Now, while it is dangerous to predict anything when it comes to IT; I can agree with the general notion that some of HTML5's features will replace those previously only found in Shockwave / Flash applications (assuming the major browsers can even agree on them) - and that the Flash player will pretty much follow the same arc as the desktop browser, or the desktop computer itself.

Flash was a "media technology" only because HTML5 tags like <audio> and <video> never existed before. Once groups like Google, Apple and Mozilla can get over their file format wars and actually support a media standard, it will be quite appropriate to boot Flash off a large number of web pages.

The player's real strength lies not in showing clips and banner ads - but in interactive graphical applications like business analytics and gaming anyway.

 

My real beef here comes from my respect for Popular Mechanics as a rational voice - which I have always found to back up it's opinions - of Cars, Tools, Snowblowers, Lawnmowers. Cameras and all - with satisfying evidence of research and a nice supply of statistics.

In this case, Herman seems to proclaim the common Flash-bashing complaints du jour as accepted truth - with no need to support his conclusions with any citations or test data.

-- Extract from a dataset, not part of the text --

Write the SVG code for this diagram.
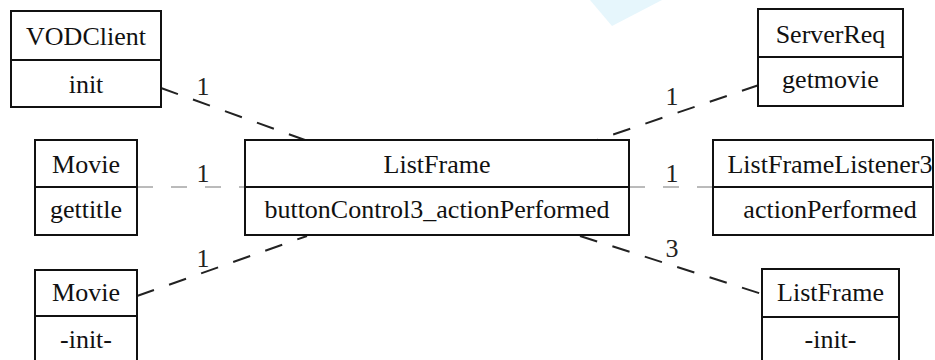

On March 18 (The April issue actually arrived in earch March) I sent this email - to both [email protected] and [email protected]:

While I concur with your "Tech Tactics" editor's conclusion that Adobe's Flash browser plug-in may be marginalized by the introduction of HTML5 and native apps, I was surprised that the instructions - on how to remove it - also conclude that it is "buggy, insecure and resource-hungry".

I've had few problems with Flash myself, but have heard this conclusion repeated frequently. This observation often comes from those in the Apple camp (which ironically produces the greatest number of devices that don't even use it, so I don't quite understand the resonance of their concerns).

Could you please follow-up with some independent resources, data or test results, which support your publication's claims - that the Flash player has more bugs, is less secure or consumes more resources than other apps? I would love to learn more about these findings. If my device is in greater than average danger - due to my use of Adobe Flash - I would definitely want to read why!

Otherwise, I'm sure you would agree - that blindly repeating popular but anecdotal conclusions - is not the best trait of a magazine with your reputation of research and factual reporting.